*Data records*
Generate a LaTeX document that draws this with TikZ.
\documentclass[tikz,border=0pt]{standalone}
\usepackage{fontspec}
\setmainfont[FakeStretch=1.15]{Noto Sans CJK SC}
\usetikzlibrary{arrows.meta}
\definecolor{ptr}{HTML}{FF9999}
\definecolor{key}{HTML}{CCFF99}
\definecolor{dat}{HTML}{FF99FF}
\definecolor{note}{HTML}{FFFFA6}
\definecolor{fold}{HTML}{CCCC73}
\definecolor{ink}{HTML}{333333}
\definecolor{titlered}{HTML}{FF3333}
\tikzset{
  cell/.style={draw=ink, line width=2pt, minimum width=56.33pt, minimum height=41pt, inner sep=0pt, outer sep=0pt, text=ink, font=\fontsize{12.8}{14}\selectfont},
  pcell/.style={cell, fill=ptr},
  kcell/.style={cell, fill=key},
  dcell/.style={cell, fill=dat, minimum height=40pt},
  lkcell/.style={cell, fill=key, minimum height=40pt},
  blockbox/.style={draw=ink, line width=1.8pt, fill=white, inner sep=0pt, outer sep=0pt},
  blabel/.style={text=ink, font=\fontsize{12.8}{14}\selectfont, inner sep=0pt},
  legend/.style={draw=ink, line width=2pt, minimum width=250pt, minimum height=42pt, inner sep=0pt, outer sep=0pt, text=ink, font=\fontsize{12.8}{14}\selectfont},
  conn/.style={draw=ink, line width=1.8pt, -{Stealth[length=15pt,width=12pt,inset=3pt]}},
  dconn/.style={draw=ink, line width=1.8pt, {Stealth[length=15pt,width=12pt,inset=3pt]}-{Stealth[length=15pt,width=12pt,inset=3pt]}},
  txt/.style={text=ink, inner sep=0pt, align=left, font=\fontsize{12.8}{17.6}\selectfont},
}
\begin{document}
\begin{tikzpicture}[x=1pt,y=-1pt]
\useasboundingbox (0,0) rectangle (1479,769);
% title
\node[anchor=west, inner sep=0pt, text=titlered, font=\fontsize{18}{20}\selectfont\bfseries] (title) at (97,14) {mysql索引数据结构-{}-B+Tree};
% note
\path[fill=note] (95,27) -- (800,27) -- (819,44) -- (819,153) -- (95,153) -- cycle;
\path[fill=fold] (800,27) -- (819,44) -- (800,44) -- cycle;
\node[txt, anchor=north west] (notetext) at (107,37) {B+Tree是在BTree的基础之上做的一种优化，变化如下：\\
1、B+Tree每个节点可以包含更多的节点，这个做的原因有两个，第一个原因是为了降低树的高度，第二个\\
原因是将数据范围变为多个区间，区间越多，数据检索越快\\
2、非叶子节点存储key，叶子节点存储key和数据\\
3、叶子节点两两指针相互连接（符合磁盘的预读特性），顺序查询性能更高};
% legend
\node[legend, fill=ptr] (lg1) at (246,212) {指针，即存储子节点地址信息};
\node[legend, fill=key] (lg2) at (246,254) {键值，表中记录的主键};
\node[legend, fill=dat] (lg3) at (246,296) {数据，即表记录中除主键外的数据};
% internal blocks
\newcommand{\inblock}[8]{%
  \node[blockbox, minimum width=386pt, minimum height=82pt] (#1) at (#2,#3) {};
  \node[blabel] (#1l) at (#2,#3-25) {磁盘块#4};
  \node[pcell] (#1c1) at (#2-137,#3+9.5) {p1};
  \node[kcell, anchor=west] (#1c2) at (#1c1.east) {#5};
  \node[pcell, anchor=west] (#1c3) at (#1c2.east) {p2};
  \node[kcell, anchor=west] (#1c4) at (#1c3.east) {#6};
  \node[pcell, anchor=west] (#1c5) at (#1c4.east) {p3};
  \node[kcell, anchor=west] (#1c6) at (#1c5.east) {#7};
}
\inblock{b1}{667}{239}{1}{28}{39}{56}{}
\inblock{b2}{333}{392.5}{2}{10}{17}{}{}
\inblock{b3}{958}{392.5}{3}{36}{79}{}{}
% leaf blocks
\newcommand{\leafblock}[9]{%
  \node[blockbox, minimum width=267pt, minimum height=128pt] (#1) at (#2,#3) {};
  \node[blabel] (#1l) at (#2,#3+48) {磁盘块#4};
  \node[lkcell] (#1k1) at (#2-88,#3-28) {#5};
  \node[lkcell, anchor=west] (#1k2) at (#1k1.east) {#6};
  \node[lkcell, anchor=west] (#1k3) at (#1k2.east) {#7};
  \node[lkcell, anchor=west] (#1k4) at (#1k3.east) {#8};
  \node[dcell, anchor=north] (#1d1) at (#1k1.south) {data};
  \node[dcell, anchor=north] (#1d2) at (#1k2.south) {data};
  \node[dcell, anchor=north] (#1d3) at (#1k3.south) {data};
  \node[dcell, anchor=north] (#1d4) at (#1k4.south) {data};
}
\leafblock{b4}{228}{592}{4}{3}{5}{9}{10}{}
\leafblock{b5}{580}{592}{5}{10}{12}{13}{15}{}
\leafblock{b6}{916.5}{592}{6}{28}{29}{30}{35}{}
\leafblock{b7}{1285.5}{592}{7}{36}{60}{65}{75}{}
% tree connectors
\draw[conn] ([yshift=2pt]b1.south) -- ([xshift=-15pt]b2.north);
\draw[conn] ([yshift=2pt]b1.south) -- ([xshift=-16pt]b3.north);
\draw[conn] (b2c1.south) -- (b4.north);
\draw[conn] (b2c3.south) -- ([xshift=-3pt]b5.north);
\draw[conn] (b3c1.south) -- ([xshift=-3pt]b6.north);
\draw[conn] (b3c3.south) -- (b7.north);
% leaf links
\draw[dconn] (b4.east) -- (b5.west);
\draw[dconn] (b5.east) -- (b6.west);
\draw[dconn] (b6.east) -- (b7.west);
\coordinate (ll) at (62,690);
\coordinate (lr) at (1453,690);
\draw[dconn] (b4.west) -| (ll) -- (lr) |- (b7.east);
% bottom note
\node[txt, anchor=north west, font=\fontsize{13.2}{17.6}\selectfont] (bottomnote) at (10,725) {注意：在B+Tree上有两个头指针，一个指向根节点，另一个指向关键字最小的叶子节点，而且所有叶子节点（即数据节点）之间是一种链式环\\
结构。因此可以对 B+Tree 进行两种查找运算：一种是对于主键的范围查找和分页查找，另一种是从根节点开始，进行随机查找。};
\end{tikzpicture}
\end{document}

==

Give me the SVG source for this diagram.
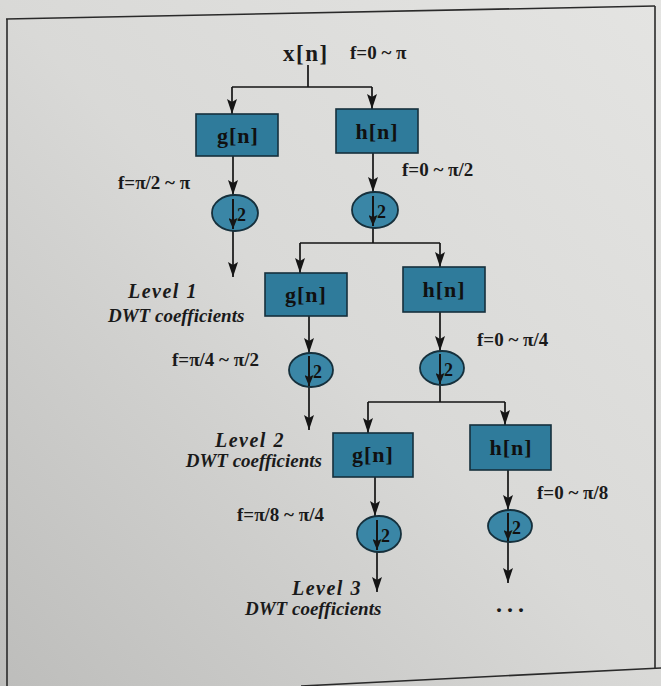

*Task brief*
Extract all lines from the data in which "this" is found.

*The reply*
Generate a LaTeX document that draws this with TikZ.
Give me the SVG source for this diagram.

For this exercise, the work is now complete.